Assistant Professor at Boston University.
I attended the USC School of Philosophy from 1999 to 2005. The education and support I received were simply excellent. During my time there, I was able to take courses with most of the faculty in the department. This not only provided me with a solid foundation in many areas of philosophy, but also gave me the opportunity to work closely with a number of brilliant teachers and mentors at various stages of my graduate career. Regular departmental colloquia, typically delivered by internationally recognized philosophers, added immensely to the intellectual life of the department. The department also provided financial support for graduate students presenting work at conferences. My dissertation covered topics at the intersection of phenomenology, contemporary epistemology, and philosophy of mind, and USC proved to be an ideal place to do work which, like my own, incorporates both historical and contemporary philosophical literature and themes.

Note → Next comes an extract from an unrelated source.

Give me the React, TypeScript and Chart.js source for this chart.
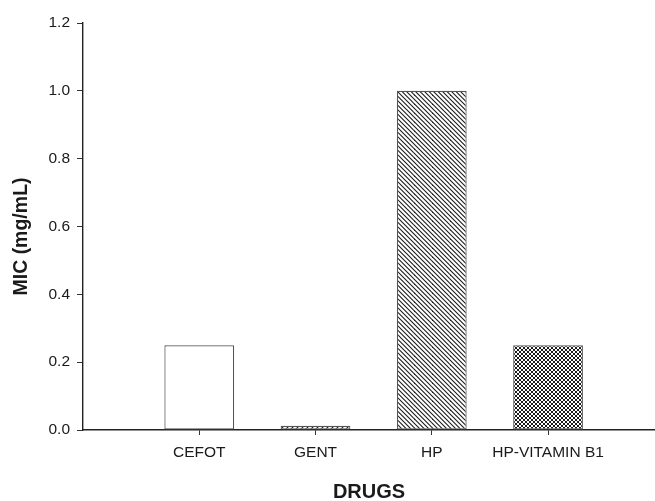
import React, { useEffect, useRef } from "react";
import { Chart, registerables } from "chart.js";

Chart.register(...registerables);

const categories = ["CEFOT", "GENT", "HP", "HP-VITAMIN B1"];
const micValues = [0.25, 0.0125, 1.0, 0.25];
const yTicks = [0, 0.2, 0.4, 0.6, 0.8, 1.0, 1.2];
const xTitle = "DRUGS";
const yTitle = "MIC (mg/mL)";

const FONT = "'Liberation Sans', Arial, sans-serif";

function makePattern(kind: string): CanvasPattern | string {
  if (kind === "white") return "#ffffff";
  const s = kind === "cross" ? 4 : kind === "slash" ? 5 : 4.5;
  const size = Math.round(s * 4);
  const c = document.createElement("canvas");
  c.width = size;
  c.height = size;
  const g = c.getContext("2d")!;
  g.fillStyle = "#ffffff";
  g.fillRect(0, 0, size, size);
  g.strokeStyle = "#1a1a1a";
  g.lineWidth = kind === "cross" ? 1.0 : 1.1;
  const step = size / 4;
  const drawBack = () => {
    for (let k = -8; k <= 12; k++) {
      g.beginPath();
      g.moveTo(k * step - size, -size);
      g.lineTo(k * step + 2 * size, 2 * size);
      g.stroke();
    }
  };
  const drawFwd = () => {
    for (let k = -8; k <= 12; k++) {
      g.beginPath();
      g.moveTo(k * step - size, 2 * size);
      g.lineTo(k * step + 2 * size, -size);
      g.stroke();
    }
  };
  if (kind === "back") drawBack();
  if (kind === "slash") drawFwd();
  if (kind === "cross") {
    drawBack();
    drawFwd();
  }
  const p = g.createPattern(c, "repeat");
  return p || "#888";
}

const fills = ["white", "slash", "back", "cross"];

const yTitlePlugin = {
  id: "yTitleCustom",
  afterDraw(chart: any) {
    const { ctx, chartArea } = chart;
    ctx.save();
    ctx.translate(22, (chartArea.top + chartArea.bottom) / 2 + 10);
    ctx.rotate(-Math.PI / 2);
    ctx.font = `bold 19.5px ${FONT}`;
    ctx.fillStyle = "#1a1a1a";
    ctx.textAlign = "center";
    ctx.textBaseline = "middle";
    ctx.fillText(yTitle, 0, 0);
    ctx.restore();
  },
};

export default function App() {
  const ref = useRef<HTMLCanvasElement | null>(null);
  useEffect(() => {
    document.body.style.margin = "0";
    const canvas = ref.current!;
    const chart = new Chart(canvas, {
      type: "bar",
      data: {
        datasets: [
          {
            label: "MIC",
            data: micValues.map((v, i) => ({ x: i + 1, y: v })),
            backgroundColor: fills.map((f) => makePattern(f)) as any,
            borderColor: "#555555",
            borderWidth: 1.2,
            borderSkipped: false,
            barPercentage: 0.6,
            categoryPercentage: 1,
          },
        ],
      },
      options: {
        animation: false,
        responsive: false,
        layout: { padding: { top: 23, right: 0, left: 0, bottom: 0 } },
        plugins: {
          legend: { display: false },
          tooltip: { enabled: false },
        },
        scales: {
          x: {
            type: "linear",
            offset: false,
            min: 0,
            max: 4.92,
            afterBuildTicks: (scale: any) => {
              scale.ticks = categories.map((_, i) => ({ value: i + 1 }));
            },
            afterFit: (scale: any) => {
              scale.height = 71;
            },
            ticks: {
              autoSkip: false,
              maxRotation: 0,
              padding: 8,
              color: "#1a1a1a",
              font: { family: FONT, size: 15.5 },
              callback: (v: any) => categories[Math.round(Number(v)) - 1] ?? "",
            },
            grid: {
              offset: false,
              drawOnChartArea: false,
              drawTicks: true,
              tickLength: 5,
              color: "#333333",
              lineWidth: 1,
            },
            border: { display: true, color: "#222222", width: 1.4 },
            title: {
              display: true,
              text: xTitle,
              color: "#1a1a1a",
              font: { family: FONT, size: 20, weight: "bold", lineHeight: 0.85 },
              padding: { top: 0, bottom: 0 },
            },
          },
          y: {
            min: 0,
            max: 1.2,
            afterBuildTicks: (scale: any) => {
              scale.ticks = yTicks.map((v) => ({ value: v }));
            },
            afterFit: (scale: any) => {
              scale.width = 83;
            },
            ticks: {
              padding: 7,
              color: "#1a1a1a",
              font: { family: FONT, size: 15.5 },
              callback: (v: any) => Number(v).toFixed(1),
            },
            grid: {
              drawOnChartArea: false,
              drawTicks: true,
              tickLength: 6,
              color: "#333333",
              lineWidth: 1,
            },
            border: { display: true, color: "#222222", width: 1.4 },
          },
        },
      },
      plugins: [yTitlePlugin],
    });
    return () => chart.destroy();
  }, []);
  return <canvas ref={ref} width={655} height={501} style={{ display: "block" }} />;
}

My dissertation advisors—Dallas Willard, James Van Cleve, and James Higginbotham—regularly provided detailed feedback on my work and introduced me to a wide range of literature relevant to my topic. Along with several other members of the department, they also ensured that I was adequately prepared for the academic job market. Finally, Mudd Hall of Philosophy is the perfect setting for graduate study. In addition to being one of the finest pieces of architecture in Los Angeles (which is, yes, saying something), it houses the Hoose Library of Philosophy. And because Mudd Hall is, after all, in Los Angeles, there’s no shortage of things to do when, for whatever reason, one needs a break from philosophy.
Since 2005, I have been Assistant Professor at Boston University. My experience at USC amply prepared me for a career of philosophical research and teaching at a major research university. The broad education I received during my coursework at USC has proven invaluable in helping me adapt to life at a pluralistic department such as we have at BU, while the assistance I received at the dissertation stage has enabled me to sustain an active program of research.